Beatrice fu presa sotto l’ala protettrice di Lucrezia Petroni, la sua matrigna, verso la quale provò quell’affetto filiale represso per la precoce morte della madre e per la freddezza e noncuranza del padre, esclusivamente dedito ad accrescere il già ingentissimo patrimonio lasciatogli in eredità dal padre Cristoforo e ad utilizzarlo a proprio piacimento.

Francesco Cenci era un uomo rissoso, violento e spesso in contrasto con la giustizia, estremamente spilorcio e completamente privo di sentimenti, anche dei più naturali, quelli cioè verso i propri figli.

E proprio la mancanza di quei sentimenti gli fece notare Beatrice, la sua bellezza innocente e delicata, il suo sguardo dolce e sofferente.

Francesco cominciò a guardare la propria figlia con gli occhi dell’uomo e non del padre

Vittima di atroci violenze, soprusi ed abusi, vedendo disattesi tutti i suoi appelli, decise di fare  giustizia, da sola: premeditò l’atroce delitto per liberarsi del suo carceriere, stupratore ed usurpatore della sua innocenza.

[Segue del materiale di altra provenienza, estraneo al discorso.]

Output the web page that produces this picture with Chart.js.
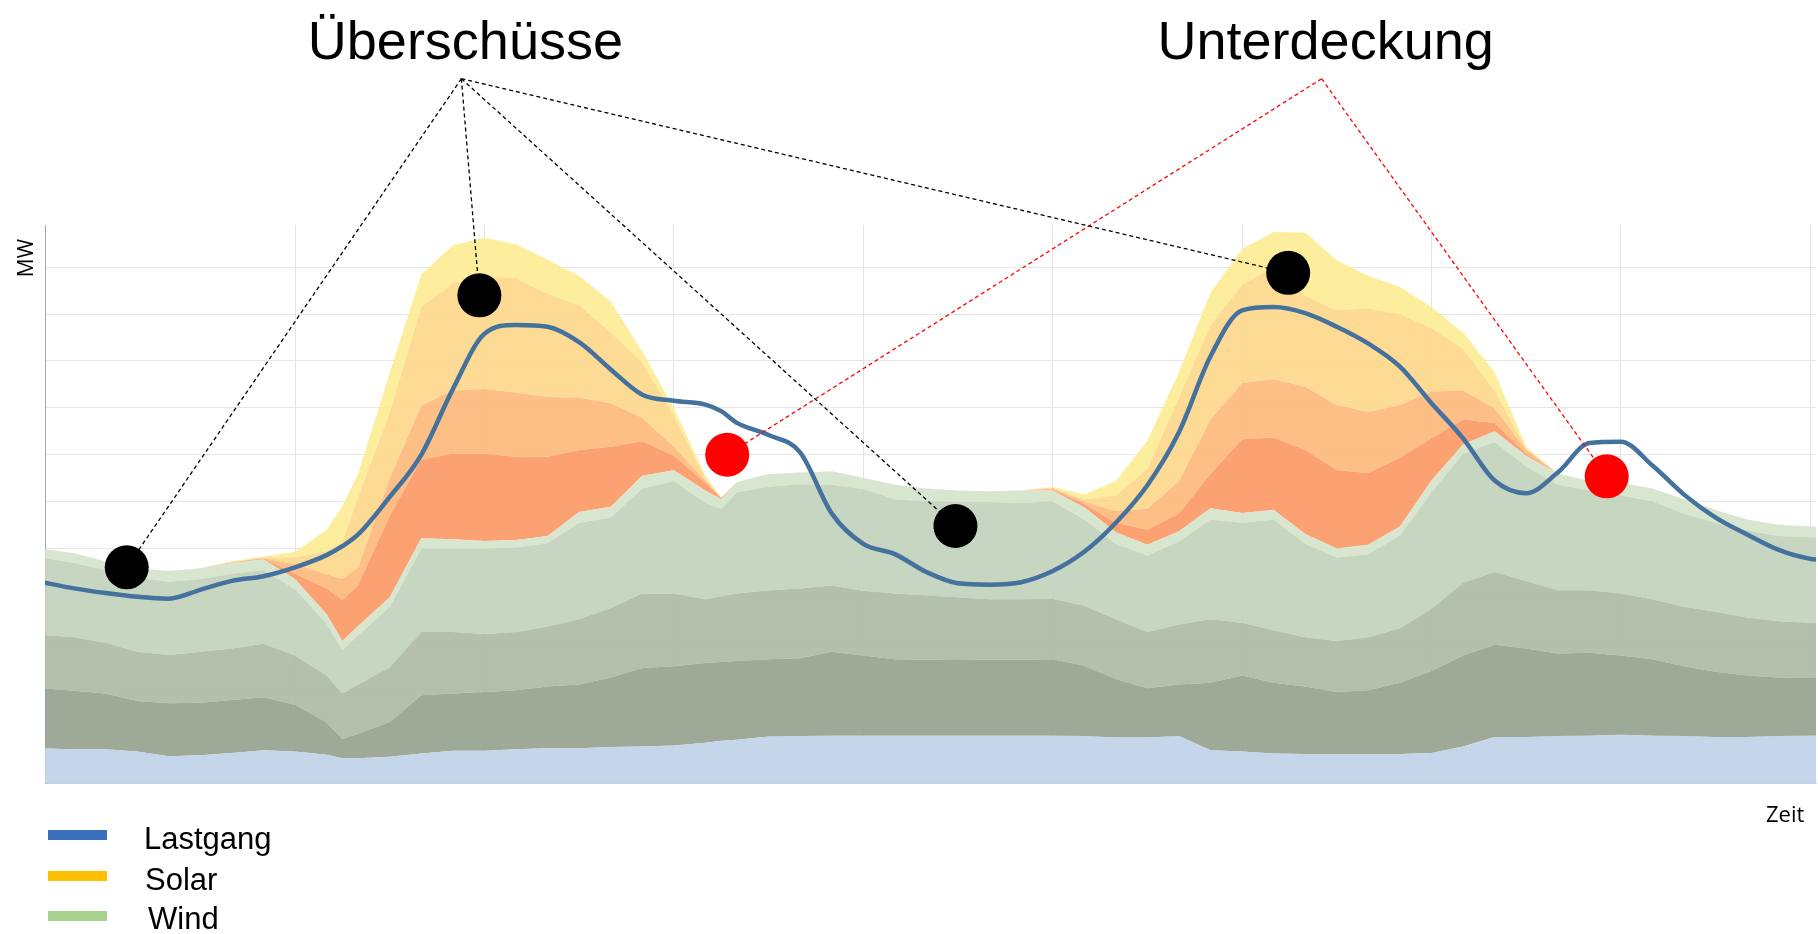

Fu parricidio o legittima difesa?

Il popolo romano questo reclamava al Papa, gridando l’innocenza di Beatrice.

In quell’anno 1599, Roma, nel Tribunale di Corte Savella, fu teatro del più celebre dei processi e l’appello del popolo non riuscì a cambiare una sentenza già scritta.

Beatrice non confessava neanche sotto le più atroci delle torture, riaffermando sempre fiera la sua innocenza.

Oggi, in via di Monserrato 43, a ricordare quel Tribunale risalente al 1375, vi è solo una targa, che testimonia il passaggio di Beatrice.

Il palazzo, anonimo pur nella sua eleganza, ha l’aspetto dell’ultimo restauro avvenuto nella seconda metà dell’Ottocento.

In quell’11 settembre 1599 i Romani attesero speranzosi l’uscita di Beatrice da Corte Savella per la proclamazione della sua innocenza.

Una folla in rivolta, accanita contro il Papa-Re, Clemente VIII Aldobrandini, rigoroso ma malato di cupidigia, accompagnò il carro che deportò la giovane nobile romana a Ponte Sant’Angelo, snodandosi per i vicoli affollati dei rioni Regola, Parione e Ponte.

Anche i Frati di San Pietro in Montorio gridarono all’ingiustizia; il Papa, ministro di Dio in terra, no!